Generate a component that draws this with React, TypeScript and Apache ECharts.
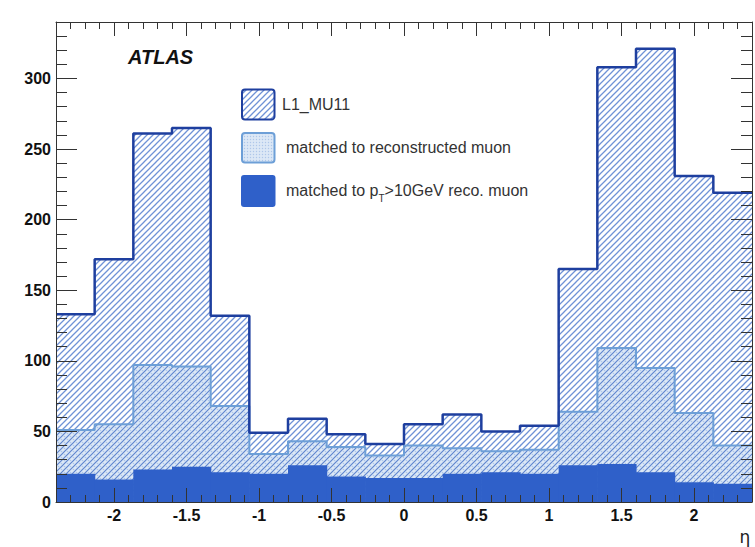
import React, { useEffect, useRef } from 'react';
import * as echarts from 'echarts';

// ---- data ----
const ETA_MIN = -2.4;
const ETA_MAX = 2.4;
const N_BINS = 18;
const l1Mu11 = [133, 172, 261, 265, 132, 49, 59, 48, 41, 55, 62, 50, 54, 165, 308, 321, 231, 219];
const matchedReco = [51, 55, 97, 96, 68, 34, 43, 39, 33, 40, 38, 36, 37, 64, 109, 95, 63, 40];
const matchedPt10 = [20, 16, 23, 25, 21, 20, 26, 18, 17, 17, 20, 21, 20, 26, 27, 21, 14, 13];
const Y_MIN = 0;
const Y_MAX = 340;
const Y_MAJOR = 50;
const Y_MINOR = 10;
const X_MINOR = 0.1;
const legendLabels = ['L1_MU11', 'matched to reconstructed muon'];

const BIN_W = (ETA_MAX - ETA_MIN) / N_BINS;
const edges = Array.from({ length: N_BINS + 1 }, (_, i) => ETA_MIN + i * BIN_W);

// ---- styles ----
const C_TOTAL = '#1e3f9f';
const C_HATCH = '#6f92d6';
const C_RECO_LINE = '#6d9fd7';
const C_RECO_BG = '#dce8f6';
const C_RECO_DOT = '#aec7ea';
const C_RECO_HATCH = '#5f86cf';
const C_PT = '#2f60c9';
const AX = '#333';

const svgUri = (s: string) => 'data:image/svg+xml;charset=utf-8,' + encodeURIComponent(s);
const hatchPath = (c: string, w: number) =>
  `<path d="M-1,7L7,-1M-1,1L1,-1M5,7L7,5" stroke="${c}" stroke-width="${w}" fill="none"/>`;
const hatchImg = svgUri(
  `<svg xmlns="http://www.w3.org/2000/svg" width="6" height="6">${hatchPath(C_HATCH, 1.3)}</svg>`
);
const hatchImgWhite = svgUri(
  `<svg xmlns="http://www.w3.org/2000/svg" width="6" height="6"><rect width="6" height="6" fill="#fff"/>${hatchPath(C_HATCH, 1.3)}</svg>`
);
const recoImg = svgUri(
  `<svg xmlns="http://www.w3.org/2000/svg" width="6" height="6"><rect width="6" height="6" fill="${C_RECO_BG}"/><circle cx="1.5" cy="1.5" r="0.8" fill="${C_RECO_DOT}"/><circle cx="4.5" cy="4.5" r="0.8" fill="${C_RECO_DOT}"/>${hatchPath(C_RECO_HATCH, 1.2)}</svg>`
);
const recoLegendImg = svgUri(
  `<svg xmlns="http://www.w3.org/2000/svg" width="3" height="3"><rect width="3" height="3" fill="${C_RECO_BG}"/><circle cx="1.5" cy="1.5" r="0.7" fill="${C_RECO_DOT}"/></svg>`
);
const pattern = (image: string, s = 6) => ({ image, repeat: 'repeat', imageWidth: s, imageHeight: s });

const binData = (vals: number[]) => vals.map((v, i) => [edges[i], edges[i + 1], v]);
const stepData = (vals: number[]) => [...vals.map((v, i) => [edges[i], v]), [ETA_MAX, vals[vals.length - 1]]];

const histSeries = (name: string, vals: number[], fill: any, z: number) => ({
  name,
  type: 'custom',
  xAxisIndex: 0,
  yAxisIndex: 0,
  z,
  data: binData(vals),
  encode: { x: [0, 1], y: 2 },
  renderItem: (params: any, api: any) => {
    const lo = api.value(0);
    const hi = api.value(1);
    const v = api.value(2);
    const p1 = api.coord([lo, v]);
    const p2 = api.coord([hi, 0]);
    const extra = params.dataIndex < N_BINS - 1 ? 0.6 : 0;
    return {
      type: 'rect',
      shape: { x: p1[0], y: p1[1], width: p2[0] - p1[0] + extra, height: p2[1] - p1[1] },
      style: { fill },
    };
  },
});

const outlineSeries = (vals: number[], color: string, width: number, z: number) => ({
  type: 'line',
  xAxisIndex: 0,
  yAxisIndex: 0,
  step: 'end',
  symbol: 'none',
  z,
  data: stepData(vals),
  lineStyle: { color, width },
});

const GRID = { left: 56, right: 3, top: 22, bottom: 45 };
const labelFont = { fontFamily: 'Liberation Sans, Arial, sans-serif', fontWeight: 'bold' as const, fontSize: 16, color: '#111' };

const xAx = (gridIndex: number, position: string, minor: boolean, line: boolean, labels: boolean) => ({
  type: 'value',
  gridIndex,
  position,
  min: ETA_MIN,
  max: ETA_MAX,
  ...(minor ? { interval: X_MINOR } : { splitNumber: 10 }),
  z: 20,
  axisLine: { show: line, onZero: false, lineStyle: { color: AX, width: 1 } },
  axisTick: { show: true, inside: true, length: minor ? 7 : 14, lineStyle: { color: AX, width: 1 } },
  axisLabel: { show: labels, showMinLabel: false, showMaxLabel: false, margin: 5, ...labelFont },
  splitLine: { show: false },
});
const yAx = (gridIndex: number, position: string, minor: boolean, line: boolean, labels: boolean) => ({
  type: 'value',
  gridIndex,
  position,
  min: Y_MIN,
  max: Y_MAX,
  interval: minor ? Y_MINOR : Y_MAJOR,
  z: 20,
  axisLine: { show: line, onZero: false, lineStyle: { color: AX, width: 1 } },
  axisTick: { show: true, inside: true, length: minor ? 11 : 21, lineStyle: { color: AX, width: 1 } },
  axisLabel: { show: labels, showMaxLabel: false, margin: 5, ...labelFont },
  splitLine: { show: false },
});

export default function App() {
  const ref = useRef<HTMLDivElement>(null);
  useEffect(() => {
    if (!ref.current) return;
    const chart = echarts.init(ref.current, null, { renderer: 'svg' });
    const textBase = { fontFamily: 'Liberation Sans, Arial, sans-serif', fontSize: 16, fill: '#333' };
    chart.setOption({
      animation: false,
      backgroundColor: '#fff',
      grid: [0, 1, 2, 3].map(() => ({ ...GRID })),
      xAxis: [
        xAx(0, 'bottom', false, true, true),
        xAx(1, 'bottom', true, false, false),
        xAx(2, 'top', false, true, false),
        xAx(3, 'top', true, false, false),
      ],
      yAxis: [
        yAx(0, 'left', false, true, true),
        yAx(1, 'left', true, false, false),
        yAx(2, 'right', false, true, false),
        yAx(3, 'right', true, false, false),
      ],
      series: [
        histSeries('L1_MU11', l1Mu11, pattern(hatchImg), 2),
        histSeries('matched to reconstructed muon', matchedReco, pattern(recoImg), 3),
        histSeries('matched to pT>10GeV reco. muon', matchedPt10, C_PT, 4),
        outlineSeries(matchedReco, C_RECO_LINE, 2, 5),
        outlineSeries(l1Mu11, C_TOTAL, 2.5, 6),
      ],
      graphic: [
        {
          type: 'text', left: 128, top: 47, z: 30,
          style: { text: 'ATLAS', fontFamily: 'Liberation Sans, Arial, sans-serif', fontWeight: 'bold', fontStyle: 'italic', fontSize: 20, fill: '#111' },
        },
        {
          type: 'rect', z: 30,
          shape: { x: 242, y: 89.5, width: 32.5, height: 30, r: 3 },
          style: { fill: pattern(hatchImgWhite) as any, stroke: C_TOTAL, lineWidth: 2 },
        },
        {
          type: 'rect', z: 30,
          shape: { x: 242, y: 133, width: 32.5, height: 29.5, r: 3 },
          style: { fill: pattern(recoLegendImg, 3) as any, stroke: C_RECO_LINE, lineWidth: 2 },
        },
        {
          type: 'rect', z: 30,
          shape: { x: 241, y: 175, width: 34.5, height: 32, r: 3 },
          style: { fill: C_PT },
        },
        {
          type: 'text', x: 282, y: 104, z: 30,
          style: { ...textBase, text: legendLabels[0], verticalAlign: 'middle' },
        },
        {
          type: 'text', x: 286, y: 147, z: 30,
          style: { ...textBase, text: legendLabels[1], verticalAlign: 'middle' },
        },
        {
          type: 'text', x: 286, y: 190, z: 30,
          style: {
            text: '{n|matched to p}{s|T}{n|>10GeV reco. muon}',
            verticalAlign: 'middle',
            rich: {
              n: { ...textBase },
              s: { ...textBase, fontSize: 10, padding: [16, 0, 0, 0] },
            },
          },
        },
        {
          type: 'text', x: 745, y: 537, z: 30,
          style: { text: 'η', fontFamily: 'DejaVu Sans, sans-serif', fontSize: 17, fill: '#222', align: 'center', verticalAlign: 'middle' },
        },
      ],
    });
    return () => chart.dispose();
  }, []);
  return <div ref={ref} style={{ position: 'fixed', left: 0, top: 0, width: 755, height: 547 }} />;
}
------------------------------------------------------------------------
_Directions for this task_
Check each line above for the word "React" and copy the ones that have it.

_Task solution_
Generate a component that draws this with React, TypeScript and Apache ECharts.
import React, { useEffect, useRef } from 'react';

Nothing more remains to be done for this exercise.